Wo entstanden die ersten Flammen?

Prozeß um die Brandkatastrophe in Lübecker Flüchtlingsheim: Befangenheitsantrag gegen Brandschutzexperten abgelehnt. Zeugen sahen erste Flammen im ersten Stock  ■ Aus Lübeck Jan Feddersen

Ernst Achilles, Feuerexperte aus Frankfurt am Main, bleibt dem Verfahren um die Lübecker Brandkatastrophe vom 18. Januar erhalten. Den von Staatsanwalt Michael Böckenhauer unterstützten Befangenheitsantrag des für die Familie El-Omari tätigen Nebenklägeranwalts Wolfgang Clausen gegen den früheren Frankfurter Oberbranddirektor wiesen die Richter zurück.

Richter Rolf Wilcken ließ wie erwartet die Gründe des Antrags nicht gelten. Weder fand er plausibel, daß die Neutralität Achilles' durch seine frühe Tätigkeit für die Verteidigung des Angeklagten Safwan Eid beeinträchtigt sei, noch fand er die Befürchtung bedrohlich, daß der Hesse vornehmlich ein Brandschutzexperte sei – und nicht einer, der Brände nachträglich rekonstruieren könne. Der Vorsitzende Richter sagte, daß „unterschiedliche Betrachtungen“ dem Prozeß durchaus dienlich „scheinen“.

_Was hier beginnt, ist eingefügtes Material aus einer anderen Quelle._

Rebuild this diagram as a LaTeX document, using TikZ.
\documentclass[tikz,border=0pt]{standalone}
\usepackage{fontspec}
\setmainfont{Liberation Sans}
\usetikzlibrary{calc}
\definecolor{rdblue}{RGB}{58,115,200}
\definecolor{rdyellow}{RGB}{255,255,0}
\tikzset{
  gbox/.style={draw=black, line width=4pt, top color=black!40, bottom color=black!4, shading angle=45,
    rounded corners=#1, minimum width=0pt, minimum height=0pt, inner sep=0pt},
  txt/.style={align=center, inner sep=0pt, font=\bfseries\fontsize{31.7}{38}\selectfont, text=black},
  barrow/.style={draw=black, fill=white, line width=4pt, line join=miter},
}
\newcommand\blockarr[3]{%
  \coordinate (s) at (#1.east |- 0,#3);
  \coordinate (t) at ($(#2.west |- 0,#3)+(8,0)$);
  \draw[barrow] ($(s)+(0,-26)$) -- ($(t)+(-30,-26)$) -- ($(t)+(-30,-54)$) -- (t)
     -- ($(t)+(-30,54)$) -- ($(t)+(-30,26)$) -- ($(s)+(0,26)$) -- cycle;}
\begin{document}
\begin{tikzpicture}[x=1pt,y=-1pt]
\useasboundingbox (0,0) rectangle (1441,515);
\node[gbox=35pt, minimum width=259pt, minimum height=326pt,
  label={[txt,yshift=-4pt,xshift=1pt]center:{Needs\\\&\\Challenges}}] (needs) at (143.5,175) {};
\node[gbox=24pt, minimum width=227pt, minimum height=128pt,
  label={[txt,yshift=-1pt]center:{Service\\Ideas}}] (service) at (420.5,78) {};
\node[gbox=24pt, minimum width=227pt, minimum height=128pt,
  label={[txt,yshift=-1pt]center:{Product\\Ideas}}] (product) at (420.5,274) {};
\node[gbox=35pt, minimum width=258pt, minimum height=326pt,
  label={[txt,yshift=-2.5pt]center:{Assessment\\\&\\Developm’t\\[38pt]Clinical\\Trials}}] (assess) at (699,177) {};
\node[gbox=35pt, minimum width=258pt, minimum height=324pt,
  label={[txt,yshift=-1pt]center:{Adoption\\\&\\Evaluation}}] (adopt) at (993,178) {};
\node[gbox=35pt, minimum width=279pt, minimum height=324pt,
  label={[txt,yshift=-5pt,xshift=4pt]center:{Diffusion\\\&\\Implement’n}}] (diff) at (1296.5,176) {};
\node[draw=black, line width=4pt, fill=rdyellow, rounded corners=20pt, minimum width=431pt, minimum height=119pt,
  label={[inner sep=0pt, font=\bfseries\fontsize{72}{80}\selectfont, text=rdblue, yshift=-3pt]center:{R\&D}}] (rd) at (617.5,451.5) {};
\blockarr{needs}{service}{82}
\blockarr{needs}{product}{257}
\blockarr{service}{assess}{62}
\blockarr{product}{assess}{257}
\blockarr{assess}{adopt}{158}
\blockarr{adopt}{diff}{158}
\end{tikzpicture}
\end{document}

Zuvor hatte der Hamburger Anwalt Jan Torsten Mohr, Nebenklagevertreter unter anderem von Gustave Sossou und Evariste C. Amoussou, eindrücklich das Vertrauen seiner Mandanten in Achilles begründet. Der Frankfurter hatte – anders als seine Expertenkollegen vom Landeskriminalamt in Kiel – früh für möglich gehalten, daß der Brand, bei dem zehn Menschen ums Leben kamen, nicht unbedingt im ersten Stock des Flüchtlingsheims an der Hafenstraße 52 ausgebrochen sein muß.

Trotzdem muß das Mandat für Achilles nicht unbedingt als kleiner Sieg für den Angeklagten gewertet werden: Der Brandexperte hatte nämlich keineswegs in seinen ersten Stellungnahmen nach dem Brand gesagt, daß das Feuer im Vorbau – was eine Brandlegung von draußen möglich macht – gelegt worden sein muß. Darüber hinaus weist die erste, für die Advokatur Eids gefertigte Expertise von Achilles Widersprüche auf. Die Staatsanwaltschaft, die vermutlich kein echtes Interesse daran hatte, den Brandschutzwissenschaftler vom Verfahren auszuschließen und möglicherweise Clausens Mandanten stärken wollte, wird sich darüber freuen, wenn Achilles seinen Befund vor Gericht vortragen muß. Die Chance jedenfalls, neuerliche Gutachter für die Brandursache zu beauftragen, ist vertan: In die Ruine an der Hafenstraße kann es wie eh und je hereinregnen, geschützt ist sie nicht.

Safwan Eids Anwältin Gabriele Heinecke erklärte gestern trotzdem: „Die bisherige Beweisaufnahme läßt die These zu, daß das Feuer im Flüchtlingsheim durch Dritte unter Verwenden von Brandbeschleunigern auf den hölzernen Vorbau gelegt sein könnte.“ Die gestrige Zeugenvernehmung – drei Feuerwehrleute und zwei Polizisten – erbrachte keine weiteren Indizien für die These Heineckes: Unisono teilten die fünf Männer mit, ihrer Beobachtung nach wären die ersten Flammen in der ersten Etage zu sehen gewesen.

Jörg Metterhausen allerdings, Kripobeamter in der Nachtschicht vom 17. auf den 18. Januar, korrigierte seinen ersten Vermerk aus der Brandnacht. Gestern teilte er auf Befragen Heineckes und Barbara Klawitters mit, daß er im Vorbau des Hauses einen Funkenflug beobachtet habe. Anders als im Januar allerdings hat sein Kollege vom Bundesgrenzschutz dieses Phänomen nicht gesehen.